In 1960, he founded the Kenya African National Union (KANU) newspaper Sauti Ya KANU, and later, Pan African Press, of which he subsequently became Director and Secretary.
Pinto also formed Kenya Freedom Party, a multiracial socialist organisation, but dissolved the party when KANU allowed non-Africans to join its ranks for the first time. Pinto subsequently played an active role in campaigning for KANU during the 1961 elections, which the party won comfortably. From 1962, Pinto turned his attention to Mozambique, which was still under Portuguese colonial rule, and worked closely with the anti-colonial group FRELIMO. In 1963 he was elected a Member of the Central Legislative Assembly and in July 1964 was appointed a Specially Elected Member of the House of Representatives. He worked to establish the Lumumba Institute in 1964 to train KANU party officials.

==Assassination==
On 24 February 1965, at the Westlands neighbourhood of Parklands in Nairobi, Pinto was shot at close range in the driveway while waiting for the gate to be opened. He was with his daughter in his car at the time of his killing. Pinto became the first Kenyan politician to be assassinated after Independence. At the time of his assassination, Pinto was 38.

=== Aftermath ===
The police set out to find three gunmen in connection with the murder. Kisilu Mutua and Chege Thuo, young adults at the time, were arrested on the day of the murder. Kisilu and Chege informed the C.I.D. that they were hired by Ochola Mak’Anyengo, the secretary general of the Kenya Petroleum Oil workers union, to frighten Pinto ostensibly on account of his interfering with the union. Mak’Anyengo was arrested following these accusations. At the police lineup however, the accused affirmed that Mak’Anyengo resembled the man who hired them, but he was not the actual culprit who had identified himself as Mak'Anyengo.

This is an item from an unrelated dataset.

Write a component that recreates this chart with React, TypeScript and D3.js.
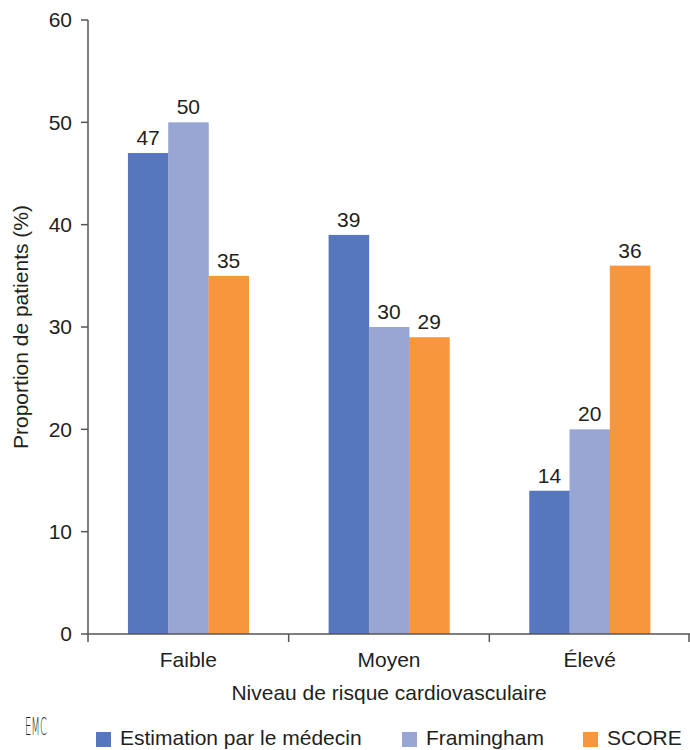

Mak’Anyengo was cleared of any involvement and released. After the case was heard in court, Thuo was acquitted, but Mutua was given the death sentence. This sentence was later reduced to life in prison following an appeal. When Mutua, convicted for the murder of Pinto, was released after 35 years in prison through a presidential pardon by the late President Daniel Arap Moi, Mutua insisted on his innocence and called for thorough investigations to identify Pinto's true assassins.

Different theories have been forwarded about the assassination with some suggesting that Pinto was killed by Jomo Kenyatta's men and others seeing Pinto's assassination as the extermination of an avowed Communist with links to the Mozambican liberation movement by neocolonial forces. An article published in Transition magazine in 1966 noted that a letter was circulated amongst Members of Parliament after Pinto's murder warning of the risks of cooperating with the eastern bloc. Bildad Kaggia was quoted saying that Pinto's killing was not an ordinary murder but a political one. Despite the wide perception that this was a political assassination, the police investigation treated the murder as not political.

==Personal life==
Pinto was survived by his wife, Emma Gama and his three daughters Linda, Malusha and Tereshka. Two years after the assassination, Emma and her daughters emigrated to Canada.

Emma died in 2020.

==Legacy==
After his death, Pinto's colleagues established the Pinto Trust Fund to help his widow and family to which leftist governments such as those of China and Tanzania contributed. In September 1965, Pinto's wife Emma, was invited to Santiago, Chile, to receive a posthumous prize awarded to her husband by the International Organisation of Journalists for his contribution in journalism to the liberation of African countries from foreign domination and exploitation. In 2008, Kenya released a series of four stamps titled Heroes of Kenya, one of which depicted Pinto.